LISBON — Respect and control.

As Lisbon coach Mark Stevens sees it, wrestling is about respect and control. Throw in character and a little good timing and Stevens sees the amalgamation of Forrest Cornell, who has a chance to accomplish two feats Saturday that no one else in Lisbon’s storied wrestling history has ever done.

At the state high school wrestling championships (9 a.m., Augusta Civic Center), Cornell and fellow seniors Mike McNamara, Matt Nicholson and Josh Pomerleau will try to become the first class to win the state title all four years of their high school career at Lisbon.

Cornell, meanwhile, will attempt to match that as an individual and become the first Greyhound to win four state championships. He is the fifth three-time champion, but Lisbon has never had a wrestler go four-for-four.

“It would mean so much because I’ve been doing it for eight years and I never thought I would be a four-time state champ,” he said. “And (to be) Lisbon’s first… that’s unbelievable.”

Cornell has dominated at the state’s biggest meet, winning seven of his eight matches by pin (the other was an 8-4 decision).



Known as “Iceman” by his teammates, Cornell’s face and body language don’t give away much on the mat, even when his hand is raised or on the rare occasion his opponent’s is.

“If he loses a tough match, he has the same expression on his face as if he just won a state championship,” Stevens said.

Maybe that’s because Cornell is so accustomed to the highs and lows of the sport.

Like many other Lisbon wrestlers, he followed in the footsteps of his brothers, Justin, a two-time individual champion, and Dan, a member of the 2006 state championship team.

“When I was in third grade, I was watching them wrestle. Ever since then, I’ve been a part of wrestling,” Cornell said.


Cornell earned the 103-pound state championship his freshman year via the aforementioned decision, but still kept a low profile.

“He was so quiet, I didn’t really get to know him until New Englands,” he said.

Cornell’s second match at New Englands was against Nick Flannery, a No. 1 seed out of Massachusetts who would later go on to become a New England champion. Hoping to keep the freshman from a quick fall, Stevens told Cornell to just try to score a point on his more experienced foe.

“He goes out there and sticks him in the first period. You could hear a pin drop in that gym,” Stevens said. “He’s gained everybody’s respect.”

That includes Pomerleau, his most frequent practice partner. Though not close friends outside of wrestling, Cornell and Pomerleau say pushing each other hard in practice has been critical to their success in competition.

“I think he’s helped me the most,” Cornell said. “He’s probably the hardest worker.”


“What makes him tough is he knows a lot of moves and he’s a really smart person, about everything,” said Pomerleau, a senior who won the state crown at 119 last year and is the top seed at 125 on Saturday. “He has really good hips, balance, mat awareness. Any position, he knows how to get out of it or get into it.”
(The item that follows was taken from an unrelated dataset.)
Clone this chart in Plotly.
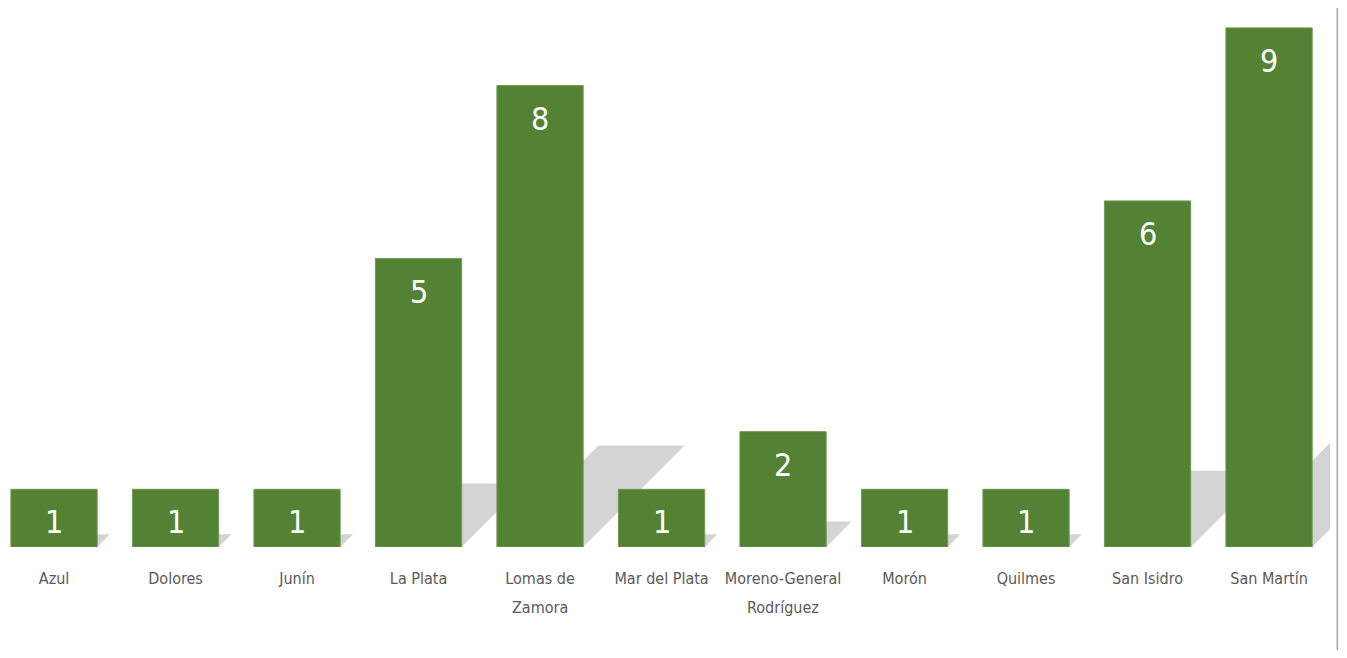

It wasn’t always that way for Cornell.

“I used to be a mat wrestler,” he said. “Over the years, I’ve been developing neutral position and takedowns, especially this year.”

Opponents now have a hard time guessing what takedown he’ll use when he’s on his feet.

“Forrest has several tools on his feet,” he added. “A lot of kids are one-dimensional. They’ve got the single leg or they’ve got the great double. Forrest has a fireman’s carry. He’s got a single leg. He’s got a lateral throw. He’s got low singles, high singles. He’s multi-faceted on his feet.”


Cornell has worked hard to diversify his repertoire, but also to make sure no part of his game has suffered as a result. A bit of advice that Stevens gave him early in his career has resonated to this day.

“He said something once — ‘Don’t fear the man who knows 1,000 moves practiced once. Fear the one who knows one move practiced a thousand times,'” said Cornell, who has 130 career victories.

“We keep it simple. Hard work,” he added. “Four years, two hours a day of hard practice, three months a year.”

With back-to-back 112 championships the last two years, Cornell entered his senior year ready to make the move up to 119 pounds and give the run at his fourth title his all.

But he fell ill early in the season and got off to a slow start. December was a frustrating month, but Cornell and his coach didn’t lose sight of the big picture.

“Thank God it happened then, because if it happened in January or February, that could have been it,” Stevens said.


Cornell said it took three weeks to get his strength and conditioning back to where it should have been. But he closed the gap on his competition quickly and ended up winning the Mid-State League championship for one of the few firsts left in his career.

“I’d never won it before. I’d always gotten second. I thought it was awesome,” he said.

Another milestone awaits at the Augusta Civic Center. A high honors student, he said he doesn’t plan on wrestling in college, so with the exception of the All-Star and New England tournaments, his wrestling legacy will be complete Saturday.

Regardless of how many titles it includes, it will have been built on respect and control, character and good timing. And four years of work.

“It’s been hard, but well worth it,” Cornell said.